- _DIRECTIVE_
Collect every line below that contains the word "chart".

- _TASK INPUTS_
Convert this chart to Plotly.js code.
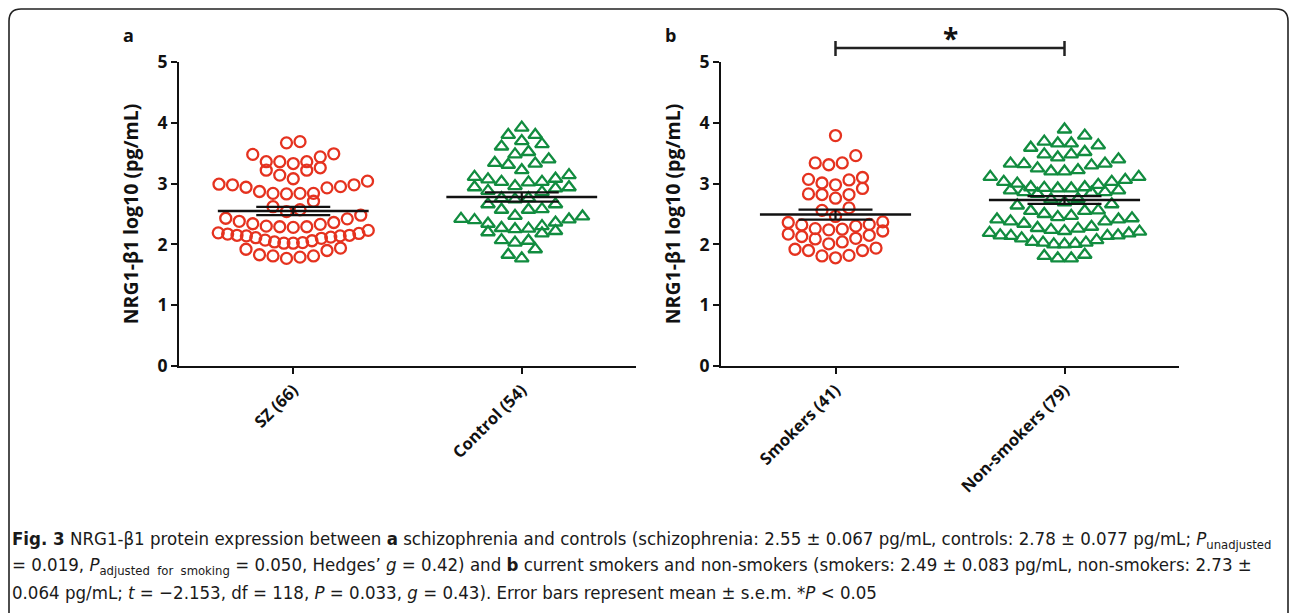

==

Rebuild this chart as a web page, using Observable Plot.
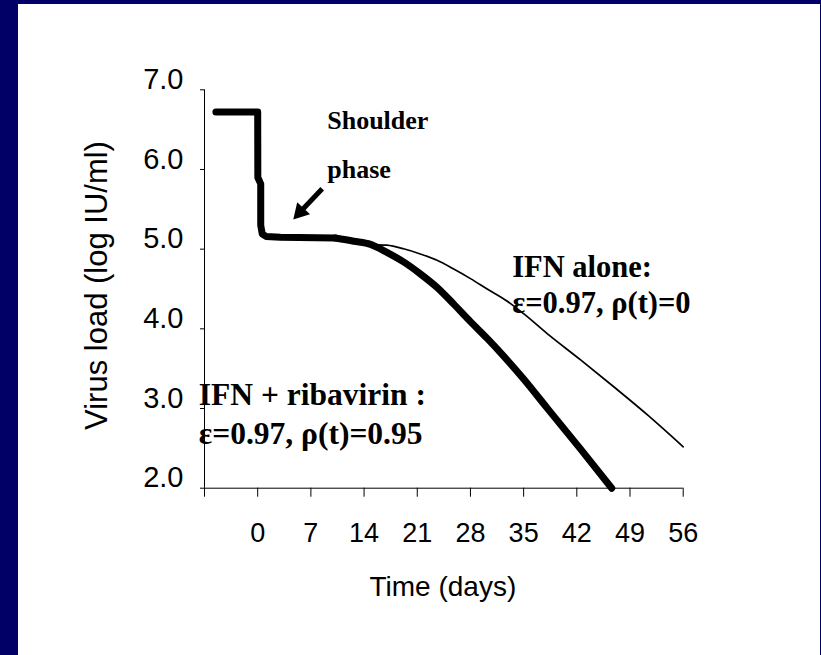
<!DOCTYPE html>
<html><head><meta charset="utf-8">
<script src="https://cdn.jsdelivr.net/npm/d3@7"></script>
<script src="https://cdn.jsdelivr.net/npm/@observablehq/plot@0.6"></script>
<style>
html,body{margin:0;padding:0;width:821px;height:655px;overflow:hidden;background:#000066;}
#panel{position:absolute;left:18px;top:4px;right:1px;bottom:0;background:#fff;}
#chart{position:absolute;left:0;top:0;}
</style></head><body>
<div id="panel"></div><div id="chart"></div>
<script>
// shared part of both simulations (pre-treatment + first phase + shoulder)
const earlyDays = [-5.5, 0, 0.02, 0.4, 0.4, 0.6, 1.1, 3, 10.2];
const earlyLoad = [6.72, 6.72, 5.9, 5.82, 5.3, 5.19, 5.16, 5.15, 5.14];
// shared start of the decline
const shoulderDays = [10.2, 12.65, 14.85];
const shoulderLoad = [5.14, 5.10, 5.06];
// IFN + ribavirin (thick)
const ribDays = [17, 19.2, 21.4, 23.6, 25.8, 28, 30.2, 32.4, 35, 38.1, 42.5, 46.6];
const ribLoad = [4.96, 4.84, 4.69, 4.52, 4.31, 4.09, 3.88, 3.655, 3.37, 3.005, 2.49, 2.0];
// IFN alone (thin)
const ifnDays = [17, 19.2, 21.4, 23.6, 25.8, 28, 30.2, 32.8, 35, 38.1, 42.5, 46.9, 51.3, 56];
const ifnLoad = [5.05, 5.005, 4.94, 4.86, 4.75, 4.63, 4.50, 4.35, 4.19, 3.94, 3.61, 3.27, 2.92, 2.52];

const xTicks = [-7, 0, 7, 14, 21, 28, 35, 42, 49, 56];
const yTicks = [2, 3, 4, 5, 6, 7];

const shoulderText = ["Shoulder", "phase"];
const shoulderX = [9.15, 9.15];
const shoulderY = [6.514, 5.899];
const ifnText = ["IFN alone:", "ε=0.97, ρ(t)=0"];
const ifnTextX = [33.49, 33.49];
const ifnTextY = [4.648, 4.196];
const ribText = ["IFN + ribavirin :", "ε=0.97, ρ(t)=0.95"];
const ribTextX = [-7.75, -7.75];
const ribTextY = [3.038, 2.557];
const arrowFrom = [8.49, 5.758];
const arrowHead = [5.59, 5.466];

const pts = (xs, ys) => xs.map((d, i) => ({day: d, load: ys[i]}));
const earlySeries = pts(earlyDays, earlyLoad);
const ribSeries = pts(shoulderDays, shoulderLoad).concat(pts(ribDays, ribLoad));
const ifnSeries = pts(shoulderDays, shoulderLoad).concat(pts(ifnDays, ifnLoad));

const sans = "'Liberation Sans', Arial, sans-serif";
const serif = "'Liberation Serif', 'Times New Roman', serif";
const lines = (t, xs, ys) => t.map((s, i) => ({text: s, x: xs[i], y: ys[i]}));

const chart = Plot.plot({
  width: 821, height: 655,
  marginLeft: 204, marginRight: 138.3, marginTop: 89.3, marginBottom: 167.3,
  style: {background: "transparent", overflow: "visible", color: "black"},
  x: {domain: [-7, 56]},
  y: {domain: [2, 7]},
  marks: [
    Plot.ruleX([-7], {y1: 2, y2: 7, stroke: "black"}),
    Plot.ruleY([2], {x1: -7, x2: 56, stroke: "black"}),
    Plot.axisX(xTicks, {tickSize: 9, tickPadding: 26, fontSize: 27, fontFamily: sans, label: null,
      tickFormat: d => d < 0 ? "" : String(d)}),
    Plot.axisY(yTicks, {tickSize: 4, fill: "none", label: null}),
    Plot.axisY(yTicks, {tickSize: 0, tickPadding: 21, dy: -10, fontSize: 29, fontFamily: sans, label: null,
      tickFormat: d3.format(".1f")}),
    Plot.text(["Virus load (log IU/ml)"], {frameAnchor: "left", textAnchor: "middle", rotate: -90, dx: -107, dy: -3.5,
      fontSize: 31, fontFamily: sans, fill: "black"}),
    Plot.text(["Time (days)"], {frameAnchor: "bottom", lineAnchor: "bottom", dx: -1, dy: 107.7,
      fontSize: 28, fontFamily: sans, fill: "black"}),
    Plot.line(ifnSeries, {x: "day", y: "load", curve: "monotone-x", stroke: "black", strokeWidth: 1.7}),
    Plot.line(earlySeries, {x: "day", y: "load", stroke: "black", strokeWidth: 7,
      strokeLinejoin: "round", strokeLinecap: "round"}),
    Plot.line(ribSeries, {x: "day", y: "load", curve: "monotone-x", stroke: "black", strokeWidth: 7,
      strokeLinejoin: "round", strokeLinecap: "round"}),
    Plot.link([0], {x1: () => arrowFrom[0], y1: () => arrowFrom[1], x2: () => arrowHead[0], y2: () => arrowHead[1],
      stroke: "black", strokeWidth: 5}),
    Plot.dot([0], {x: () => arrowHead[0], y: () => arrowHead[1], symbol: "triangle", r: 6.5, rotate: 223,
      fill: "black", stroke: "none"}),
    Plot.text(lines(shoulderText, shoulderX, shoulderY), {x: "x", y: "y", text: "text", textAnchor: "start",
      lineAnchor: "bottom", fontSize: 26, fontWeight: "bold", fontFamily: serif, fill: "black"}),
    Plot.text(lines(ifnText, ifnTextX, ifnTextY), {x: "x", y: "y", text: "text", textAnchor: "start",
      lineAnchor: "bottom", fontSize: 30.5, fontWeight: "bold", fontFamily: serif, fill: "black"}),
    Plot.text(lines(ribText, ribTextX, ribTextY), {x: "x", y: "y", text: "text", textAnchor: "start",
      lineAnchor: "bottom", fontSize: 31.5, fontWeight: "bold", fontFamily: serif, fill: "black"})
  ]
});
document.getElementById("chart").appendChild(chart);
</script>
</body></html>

- _TASK RESPONSE_
Convert this chart to Plotly.js code.
Rebuild this chart as a web page, using Observable Plot.
#chart{position:absolute;left:0;top:0;}
<div id="panel"></div><div id="chart"></div>
const chart = Plot.plot({
document.getElementById("chart").appendChild(chart);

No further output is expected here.